Puerto Cristal cerró definitivamente en 1993, cuando la Minera Aysén despidió a todos, poco después de que Corfo intentara potenciar la rentabilidad de la mina a pesar de que el zinc y el plomo perdían valor a pasos agigantados.

La gente dejó el pueblo en poco tiempo. No tenían demasiado que llevar: sus casas se las entregaban amobladas y pocas cosas les pertenecían realmente.

Se sabe que el último poblador se llamaba Cristóbal Alvarado. Se sabe que le decían Piedra Azul.
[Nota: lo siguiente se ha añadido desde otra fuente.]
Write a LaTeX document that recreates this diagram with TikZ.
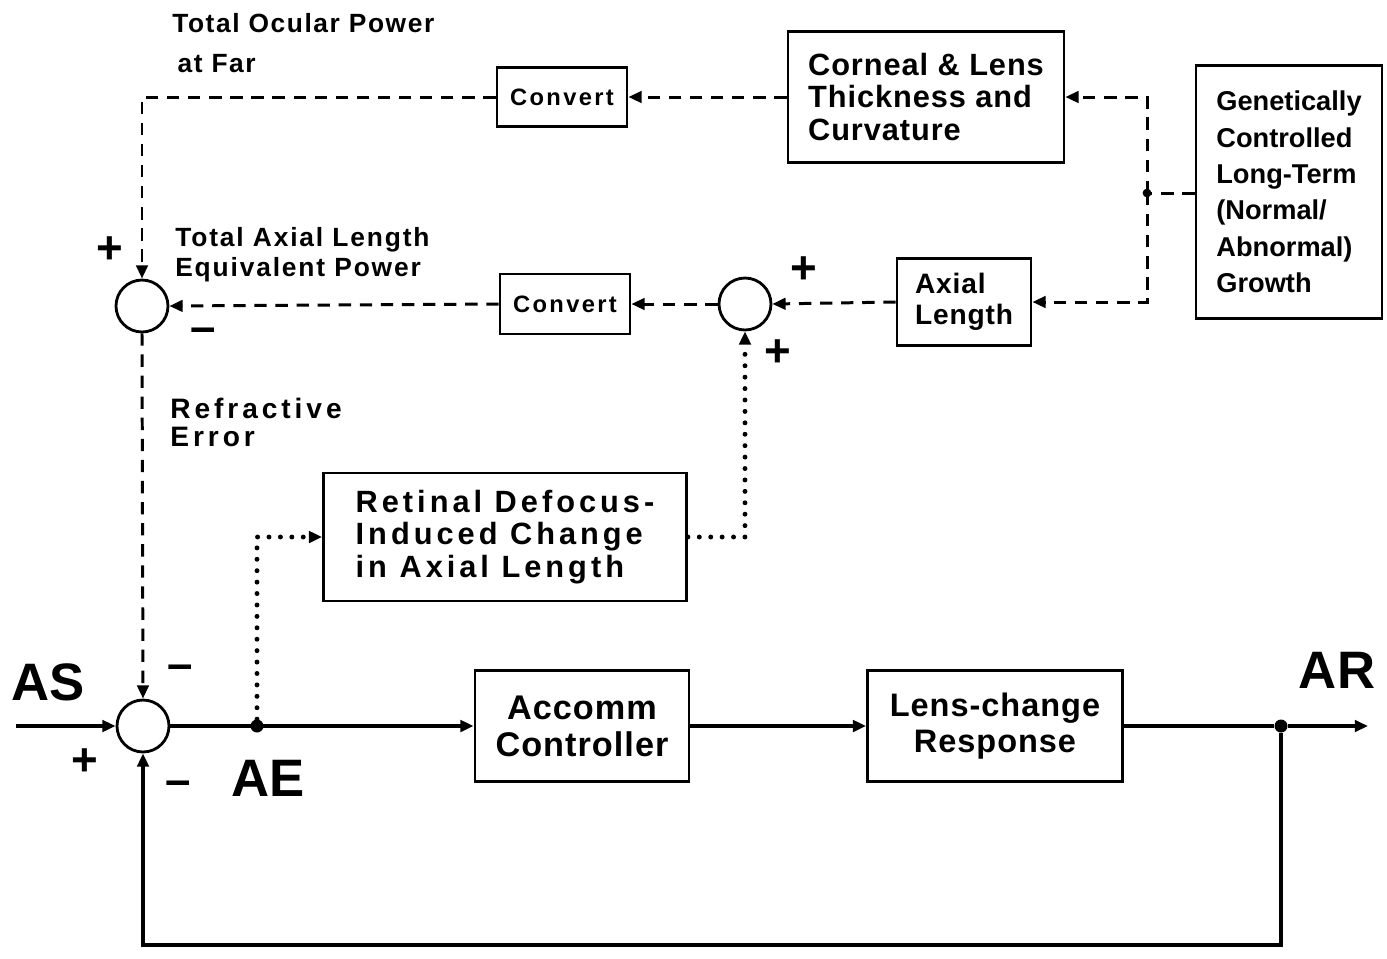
\documentclass[tikz,border=0pt]{standalone}
\usepackage{fontspec}
\setmainfont{Liberation Sans}
\usetikzlibrary{arrows.meta}

\newcommand\fsz[2]{\fontsize{#1}{#2}\selectfont}
\newcommand\lsp[1]{\addfontfeature{LetterSpace=#1}}

\begin{document}
\begin{tikzpicture}[x=0.02cm, y=-0.02cm,
  >={Triangle[length=7.5pt,width=6.5pt]},
  box/.style={draw, line width=1.6pt, inner sep=0pt},
  sum/.style={draw, circle, line width=1.6pt, minimum size=1.04cm, inner sep=0pt},
  sol/.style={line width=1.9pt},
  dsh/.style={line width=1.7pt, dash pattern=on 7pt off 5pt},
  dots/.style={line width=2.8pt, line cap=round, dash pattern=on 0pt off 6.5pt},
  lbl/.style={align=left, inner sep=0pt},
  sgn/.style={inner sep=0pt, font=\bfseries\fsz{26}{26}},
  neg/.style={inner sep=0pt, font=\bfseries\fsz{26}{26}},
  big/.style={inner sep=0pt, font=\bfseries\fsz{30}{30}},
  junc/.style={circle, fill, inner sep=0pt, minimum size=0.26cm}
]
\useasboundingbox (0,0) rectangle (1387,958);

% summing points
\node[sum] (SumR) at (142,306) {};
\node[sum] (SumA) at (745,304) {};
\node[sum] (SumE) at (143,726) {};

% blocks
\node[box, minimum width=2.6cm, minimum height=1.18cm, font=\bfseries\fsz{13.5}{15}\lsp{10}] (Conv1) at (562,97) {Convert};
\node[box, minimum width=2.6cm, minimum height=1.2cm, font=\bfseries\fsz{13.5}{15}\lsp{10}] (Conv2) at (565,304) {Convert};
\node[box, align=left, minimum width=5.52cm, minimum height=2.62cm, font=\bfseries\fsz{17.5}{18.7}\lsp{3}] (Corn) at (926,97) {Corneal \& Lens\\Thickness and\\Curvature};
\node[box, align=left, minimum width=3.72cm, minimum height=5.06cm, font=\bfseries\fsz{15.5}{20.7}] (Gene) at (1289,192) {Genetically\\Controlled\\Long-Term\\(Normal/\\Abnormal)\\Growth};
\node[box, align=left, minimum width=2.68cm, minimum height=1.74cm, font=\bfseries\fsz{16}{17.6}\lsp{3}] (Axl) at (964,302) {Axial\\Length};
\node[box, align=left, minimum width=7.26cm, minimum height=2.56cm, font=\bfseries\fsz{17.5}{18.4}\lsp{13}] (Ret) at (505,537) {Retinal Defocus-\\Induced Change\\in Axial Length};
\node[box, align=center, minimum width=4.28cm, minimum height=2.22cm, font=\bfseries\fsz{19.5}{21}\lsp{3}] (Acc) at (582,726) {Accomm\\Controller};
\node[box, align=center, minimum width=5.1cm, minimum height=2.22cm, font=\bfseries\fsz{18.5}{20.4}\lsp{3}] (Lens) at (995,726) {Lens-change\\Response};

% junctions
\node[junc] (AE) at (257,726) {};
\node[junc] (AR) at (1281,726) {};
\coordinate (In) at (16,726);
\coordinate (Out) at (1368,726);
\coordinate (FB) at (1281,945);
\coordinate (Split) at (1147,193);

% labels
\node[lbl, anchor=north west, font=\bfseries\fsz{15}{22.7}\lsp{6}] (TOP) at (172,13) {Total Ocular Power\\\hspace{3pt}at Far};
\node[lbl, anchor=north west, font=\bfseries\fsz{15}{17}\lsp{7}] (TAL) at (175,227) {Total Axial Length\\Equivalent Power};
\node[lbl, anchor=north west, font=\bfseries\fsz{16}{15.9}\lsp{14}] (RE) at (170,398) {Refractive\\Error};
\node[big] (AS) at (48,682) {AS};
\node[big] (AEl) at (268,778) {AE};
\node[big] (ARl) at (1337,670) {AR};

% signs
\node[sgn] (p1) at (110,250) {+};
\node[neg] (m1) at (203,335) {–};
\node[sgn] (p2) at (804,270) {+};
\node[sgn] (p3) at (778,353) {+};
\node[neg] (m2) at (180,672) {–};
\node[sgn] (p4) at (85,762) {+};
\node[neg] (m3) at (178,788) {–};

% long-term growth loop (dashed)
\draw[dsh] (Gene.west |- Split) -- (Split);
\fill (Split) circle (2.5pt);
\draw[dsh,->] (Split) |- (Corn.east);
\draw[dsh,->] (Split) |- (Axl.east);
\draw[dsh,->] (Corn.west) -- (Conv1.east);
\draw[dsh,->] (Conv1.west) -| (SumR.north);
\draw[dsh,->] (Axl.west) -- (SumA.east);
\draw[dsh,->] (SumA.west) -- (Conv2.east);
\draw[dsh,->] (Conv2.west) -- (SumR.east);
\draw[dsh,->] (SumR.south) -- (SumE.north);

% defocus path (dotted)
\draw[dots,->] (AE) |- (Ret.west);
\draw[dots,->] (Ret.east) -| (SumA.south);

% accommodation loop (solid)
\draw[sol,->] (In) -- (SumE.west);
\draw[sol,->] (SumE.east) -- (Acc.west);
\draw[sol,->] (Acc.east) -- (Lens.west);
\draw[sol] (Lens.east) -- (AR);
\draw[sol,->] (AR) -- (Out);
\draw[sol,->] (AR) -- (FB) -| (SumE.south);
\end{tikzpicture}
\end{document}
No se sabe por qué.

Actualmente, la Asociación de puertocristalinos -unas 50 personas- se reúne en febrero de cada año, junto a sus hijos y nietos, para visitar el pueblo y transmitir la historia del lugar a las nuevas generaciones. Lo recorren y se detienen, especialmente, en el cementerio donde quedaron amigos y familiares. Ahí se ven: en las tumbas, nombres que resisten el viento y la lluvia.

La familia Casanova imagina un futuro diferente para este sitio. Piensan en viajeros, en turistas, en gente que sienta cariño por lugares donde se desarrolló una cultura. Por la historia viva de un espacio que sigue, pese a los daños, al deterioro, congelado en el tiempo. La familia Casanova habla de eso mientras recorremos el matadero y los polvorines del campamento, justo antes de que avisen que es hora de partir.

La ventisca a esta hora se escucha como un canto fúnebre y lejano.